The ruling is a "Pyrrhic victory," though, said attorney Edward H. Wilson II of Roeberg Moore & Friedman, who represented Duane Hardy with lead attorney William Moore in the Chancery Court case. His client is unlikely to get much back, Wilson said.
"He was taken advantage of by people he should have been able to trust," Wilson said. "His settlement would never heal his emotional scars from his abuse, but it could have made his life comfortable until he dies."
Because of ongoing struggles with alcohol, drugs and persistent mental illness, Hardy asked the attorneys representing him in the civil abuse case – the firm of Jacobs & Crumplar – to help him protect his settlement money. Thomas Crumplar said a trust attorney not in his firm set up the trust with two of Hardy's family members as co-trustees.
The family members had been helpful during the Diocese's bankruptcy negotiations, Crumplar said, helping to relay messages back and forth from Duane Hardy, who was imprisoned at the time.
"His family was involved in assisting him in the lawsuit," said Crumplar, whose firm worked with The Neuberger Firm in representing many abuse claims. "There were no signs that they didn't have his best interests. But sadly, it appears that they didn't."
The money went quickly, court documents show.
Hardy's award included several disbursements – the first for $533,508.13, according to court documents. After attorneys' fees and other costs were deducted, Hardy got his first settlement check – $347,901 – on Oct. 27, 2011, and two accounts were opened at WSFS Bank.
Hardy's kin found and furnished an apartment for him in Newark, and he moved out of the Wilmington home he had shared with them on West Third Street. They paid several months of rent in advance and provided about $10,000 toward trips to Atlantic City, New Jersey.
Court documents show Duane Hardy saw little of the remaining money.
Instead, cash gifts of at least $36,700 were distributed to assorted friends and family. About two weeks after opening the trust accounts, Sherry Hardy bought a 2011 Lincoln for $49,900, and Michael Hardy bought a 2006 Mercedes Benz for $36,000 with cash from the account.
By December, people were asking Duane Hardy questions about his family's spending sprees. They had spent about $75,000 to renovate their West Third Street home, including new granite counters and new appliances – investments they said would pay off for Hardy when the property was sold.
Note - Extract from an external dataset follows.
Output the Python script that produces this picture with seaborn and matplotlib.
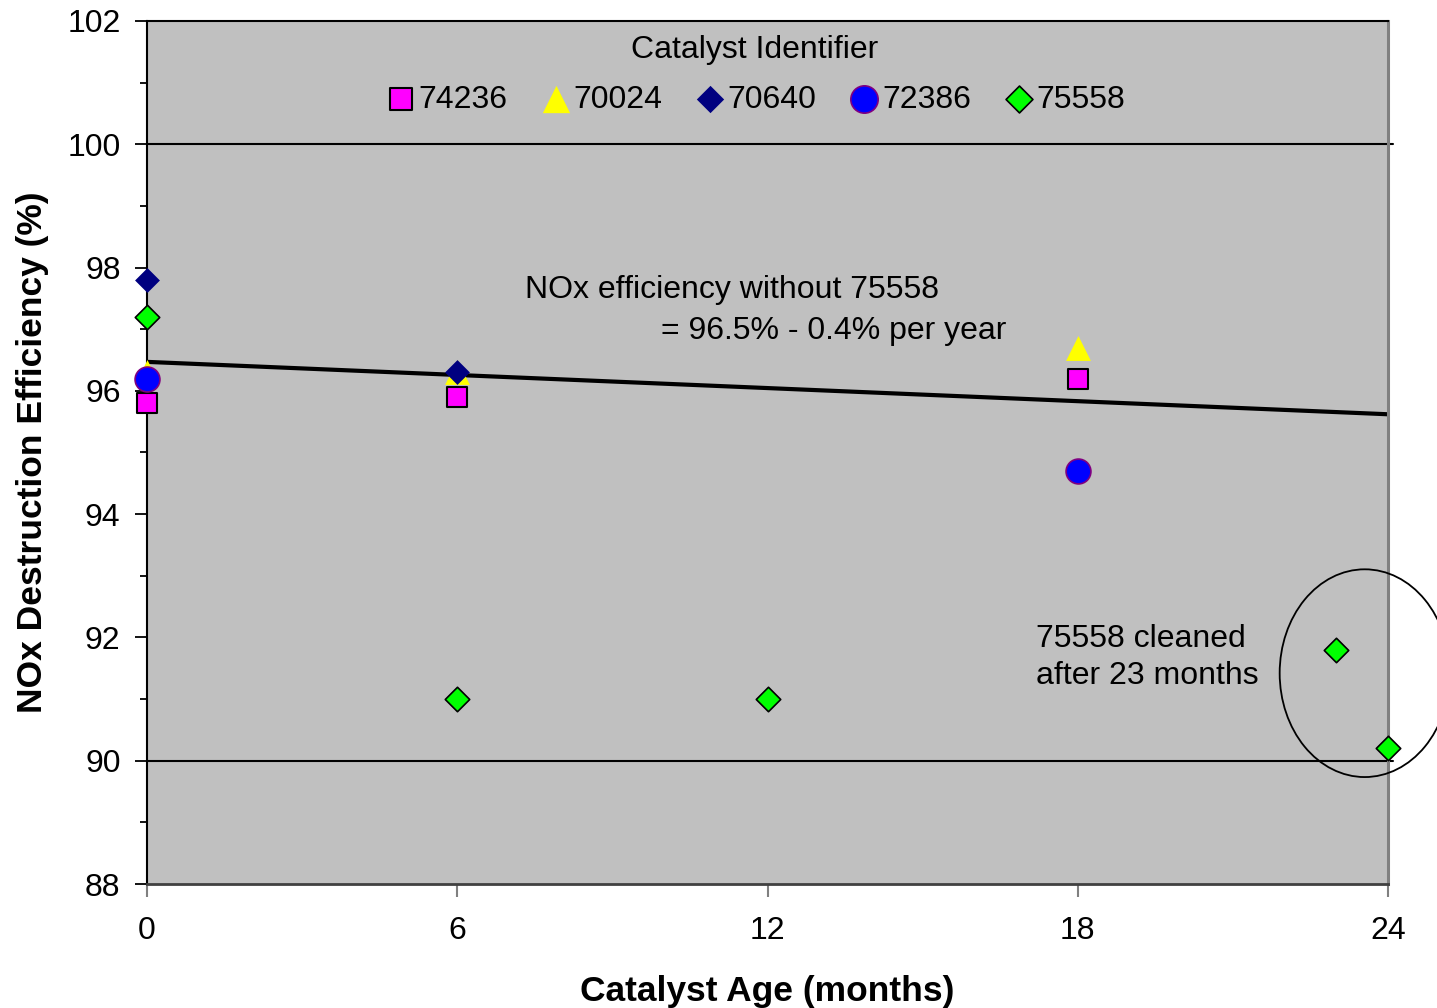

As questions arose, his kin responded by getting Hardy to sign a release, granting them free use of the cash "for business and personal use." By the end of December, the trust had shrunk to $106,900.
Hardy was unable to get his kin to show him any account records, so he went to the bank to see for himself – stunned to see how low the balance had dropped. His kin then moved the cash into two other accounts without Hardy's knowledge, court documents show.
In February, Sherry Hardy wrote a letter to the Jacobs & Crumplar law firm, instructing them not to deal with Duane Hardy, but only to communicate with her and her son, Michael. Crumplar says he froze the accounts at that point.
Later that month, with less than 10 percent of the money remaining, Duane Hardy filed a complaint against his kin, only to drop it after they promised to buy him a vehicle and show him the account statements.
His kin later transferred vehicle titles to others and shifted other resources in an attempt to avoid losing them to legal challenges, Parsons wrote in his opinion.
"It's disgusting. It's shameful," Wilson said. "What they didn't count on was his willingness to fight them in court."
Wilson said he and Hardy's lead attorney, Bill Moore, do not expect to be paid for their efforts on their client's behalf.
"All this could have been avoided if a professional trustee was appointed," Wilson said. "Instead, these defendants, who were both unemployed, on welfare, on unemployment, with no high-school degrees and prior debt judgments against them, were selected."